What to look for in a BCD
Fit: It should not be too tight or loose, either inflated or deflated – as this will be both uncomfortable and potentially dangerous. Put the BCD on, do up the straps and cummerbund, then check to see if there’s room for adjustment – making sure there’s enough room for your exposure suit underneath!
Manufacturers will have a specific sizing guide, but as a general rule of thumb:
XS: 36-38 in
S: 38-40 in
M: 40-43 in
M/L: 42-43 in
L: 43-46 in
XL: 46-48 in
XXL: 48-50 in
Materials: BCDs are usually made from a combination of materials, all strength and wear tested. Heavy denier Nylon Cordura with protective coatings for the jacket/bladder body and cummerbund are most common. Webbing for straps, stainless steel or heavy-duty plastic for D rings, with hard-wearing Velcro or squeeze buckles for closures.
Dump valves: They should be streamlined within the design, this will help you establish or maintain trim and buoyancy. Usually located on the rear, on the right shoulder, and left hip. Some newer BCDs also have a third one built into the inflator/deflator mechanism.
D rings: Handy shiny metal or plastic loops to hang or clip your octo and SPG, you can use others to clip on a reel, camera, or other scuba goodies.
Integrated weight belt: usually inbuilt within the BCD. Integrated weights are super easy to ditch in an emergency.

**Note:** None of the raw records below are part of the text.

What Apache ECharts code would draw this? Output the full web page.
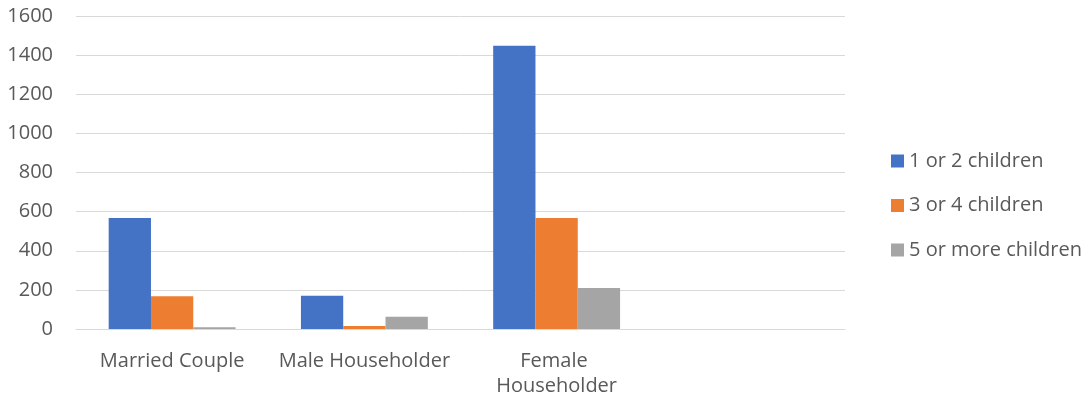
<!DOCTYPE html>
<html>
<head>
<meta charset="utf-8">
<script src="https://cdn.jsdelivr.net/npm/echarts@6/dist/echarts.min.js"></script>
<style>html,body{margin:0;padding:0;background:#fff;}#c{width:1087px;height:400px;}</style>
</head>
<body>
<div id="c"></div>
<script>
const categories = ["Married Couple", "Male Householder", "Female Householder", ""];
const seriesNames = ["1 or 2 children", "3 or 4 children", "5 or more children"];
const oneOrTwo = [567, 170, 1448, null];
const threeOrFour = [167, 15, 567, null];
const fiveOrMore = [9, 63, 210, null];
const yTicks = { min: 0, max: 1600, interval: 200 };

const colors = ["#4472C4", "#ED7D31", "#A5A5A5"];
const font = "'Open Sans', sans-serif";
const chart = echarts.init(document.getElementById('c'));
chart.setOption({
  animation: false,
  color: colors,
  grid: { left: 76, right: 242, top: 16, bottom: 71, containLabel: false },
  legend: {
    orient: 'vertical', left: 886, top: 145,
    itemWidth: 13, itemHeight: 13, itemGap: 22.5, icon: 'rect',
    textStyle: { fontFamily: font, fontSize: 20, color: '#595959', lineHeight: 22 },
    data: seriesNames
  },
  xAxis: {
    type: 'category', data: categories,
    axisLine: { show: true, lineStyle: { color: '#D9D9D9', width: 1 } },
    axisTick: { show: false },
    axisLabel: { fontFamily: font, fontSize: 20, color: '#595959', lineHeight: 25, margin: 20,
      width: 185, overflow: 'break', interval: 0 }
  },
  yAxis: {
    type: 'value', min: yTicks.min, max: yTicks.max, interval: yTicks.interval,
    axisLine: { show: false }, axisTick: { show: false },
    splitLine: { lineStyle: { color: '#D9D9D9', width: 1 } },
    axisLabel: { fontFamily: font, fontSize: 20, color: '#595959', margin: 23,
      formatter: function (v) { return String(v); } }
  },
  series: [
    { name: seriesNames[0], type: 'bar', data: oneOrTwo, barGap: '0%', barCategoryGap: '34%' },
    { name: seriesNames[1], type: 'bar', data: threeOrFour, barGap: '0%', barCategoryGap: '34%' },
    { name: seriesNames[2], type: 'bar', data: fiveOrMore, barGap: '0%', barCategoryGap: '34%' }
  ]
});
</script>
</body>
</html>
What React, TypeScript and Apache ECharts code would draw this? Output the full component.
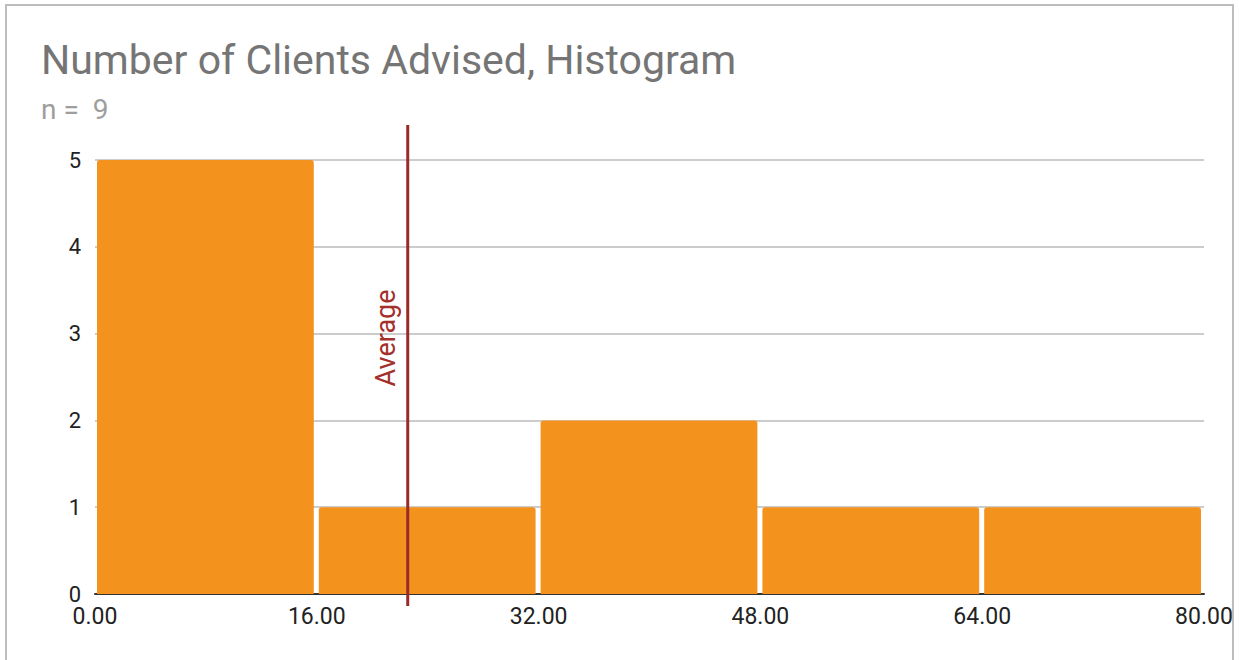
import React, { useEffect, useRef } from "react";
import * as echarts from "echarts";

const TITLE = "Number of Clients Advised, Histogram";
const SUBTITLE = "n =  9";
const binStarts = [0, 16, 32, 48, 64];
const binEnds = [16, 32, 48, 64, 80];
const counts = [5, 1, 2, 1, 1];
const AVERAGE = 22.56;
const AVERAGE_LABEL = "Average";
const LABEL_LEVEL = 2.95;

export default function App() {
  const ref = useRef<HTMLDivElement>(null);
  useEffect(() => {
    const chart = echarts.init(ref.current!, null, { renderer: "svg" });
    const barData = counts.map((c, i) => [binStarts[i], binEnds[i], c]);
    chart.setOption({
      animation: false,
      backgroundColor: "#ffffff",
      textStyle: { fontFamily: "Roboto" },
      title: {
        text: TITLE,
        subtext: SUBTITLE,
        left: 36,
        top: 34,
        itemGap: 15,
        textStyle: { fontFamily: "Roboto", fontSize: 41, fontWeight: "normal", color: "#757575" },
        subtextStyle: { fontFamily: "Roboto", fontSize: 28, color: "#9e9e9e" },
      },
      graphic: [
        {
          type: "rect",
          shape: { x: 6, y: 5, width: 1227, height: 680 },
          style: { fill: "none", stroke: "#bdbdbd", lineWidth: 2 },
          silent: true,
          z: 100,
        },
      ],
      grid: { left: 95, right: 35, top: 160, bottom: 66 },
      xAxis: {
        type: "value",
        min: 0,
        max: 80,
        interval: 16,
        axisLine: { lineStyle: { color: "#333333", width: 2 } },
        axisTick: { show: false },
        splitLine: { show: false },
        axisLabel: {
          formatter: (v: number) => v.toFixed(2),
          color: "#222222",
          fontSize: 23,
          fontFamily: "Roboto",
          margin: 11,
          showMaxLabel: true,
          showMinLabel: true,
        },
      },
      yAxis: {
        type: "value",
        min: 0,
        max: 5,
        interval: 1,
        axisLine: { show: false },
        axisTick: { show: false },
        splitLine: { lineStyle: { color: "#cccccc", width: 2 } },
        axisLabel: { color: "#222222", fontSize: 22, fontFamily: "Roboto", margin: 14 },
      },
      series: [
        {
          type: "custom",
          encode: { x: [0, 1], y: 2 },
          data: barData,
          renderItem: (params: any, api: any) => {
            const s = api.value(0);
            const e = api.value(1);
            const c = api.value(2);
            const p0 = api.coord([s, c]);
            const p1 = api.coord([e, 0]);
            return {
              type: "rect",
              shape: {
                x: p0[0] + 2,
                y: p0[1],
                width: p1[0] - p0[0] - 5,
                height: p1[1] - p0[1],
                r: [3, 3, 0, 0],
              },
              style: { fill: "#f4921e" },
            };
          },
          z: 2,
        },
        {
          type: "custom",
          encode: { x: 0, y: 1 },
          data: [[AVERAGE, 0]],
          clip: false,
          z: 5,
          renderItem: (params: any, api: any) => {
            const x = api.value(0);
            const pBottom = api.coord([x, 0]);
            const pTop = api.coord([x, 5]);
            const pLabel = api.coord([x, LABEL_LEVEL]);
            return {
              type: "group",
              children: [
                {
                  type: "line",
                  shape: { x1: pBottom[0], y1: pTop[1] - 35, x2: pBottom[0], y2: pBottom[1] + 12 },
                  style: { stroke: "#9b2a26", lineWidth: 3 },
                },
                {
                  type: "text",
                  x: pBottom[0] - 22,
                  y: pLabel[1],
                  rotation: Math.PI / 2,
                  style: {
                    text: AVERAGE_LABEL,
                    fill: "#a3302b",
                    fontSize: 27,
                    fontFamily: "Roboto",
                    align: "center",
                    verticalAlign: "middle",
                  },
                },
              ],
            };
          },
        },
      ],
    });
    return () => chart.dispose();
  }, []);
  return (
    <div
      ref={ref}
      style={{ position: "absolute", left: 0, top: 0, width: 1239, height: 660 }}
    />
  );
}
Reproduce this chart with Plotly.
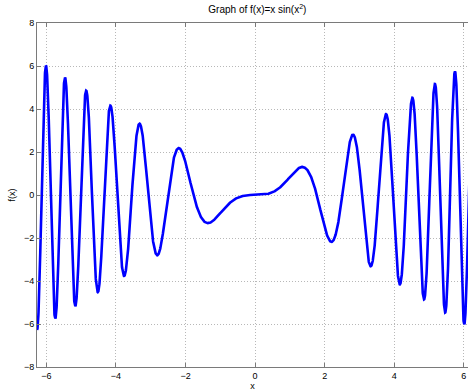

Pockets: Carry an SMB, torch, goody-bag, line cutter, anything really that you might need on a dive!
Style: There are three main BCD styles for recreational divers; Jacket, Back-inflate or ‘hybrid’, and Back-plate/wing.
Jacket: Traditional and most common. An air bladder inside the jacket surrounds the diver’s torso. This style is comfortable providing proper sizing has been carried out.
Hybrid: Similar to the Jacket design, the bladder is aligned with the divers back to promote a horizontal position in the water. Pockets for storage and integrated weights are standard features. This BCD can make vertical positioning difficult at the surface.
Back-plate-and-wing: A popular multipurpose BCD that is ideal for divers planning more advanced diving, i.e. wreck, deep, or cave dives.
Lift Capacity: What is it? Essentially, it’s the air capacity you need in order to compensate for the weight you take into the water as you dive – you, your kit, and weights. The air in your BCD helps to ‘lift’ you up and back to the surface.
All BCDs have sufficient lift for single cylinder dives. If you are using a twin-set, or carrying multiple cylinders, then additional lift will be required. As a general ‘lift’ guide, Tropical Diving wearing a thin exposure suit, or just swimwear, is 8-12kgs. Recreational Diving with a full wet or dry suit, is 10 – 20kgs. Technical Diving or other advanced conditions should look at 20-40+kgs.
The benefits of owning your own BCD vs. renting
There’s no right or wrong answer here. At the end of the day renting versus owning a BCD comes down to a few variables that only you will be able to answer.
Save on costs: How often do you dive? If you dive regularly, then rental cost may be significantly higher than purchase and service costs. But, if you only dive on holidays, then renting is a smart way to avoid excess baggage fees!
Comfort and fit: Are you comfortable with a different BCD each time you dive? Dive shops may issue you with a different BCD as they juggle students’ needs versus kit hire. However, this is also a great way to try out a variety of styles of BCDs before you buy one.
Safety: It’s not cheap, but it’s essential. If you buy your own BCD, it should be serviced regularly for your own safety. If you rent gear, then this is the dive shop’s responsibility and cost.
Peace of mind: It’s yours, you know how it’s been treated, what conditions it’s been exposed to etc. You can also have it set up how you want it and know that it’ll be like that for each and every dive.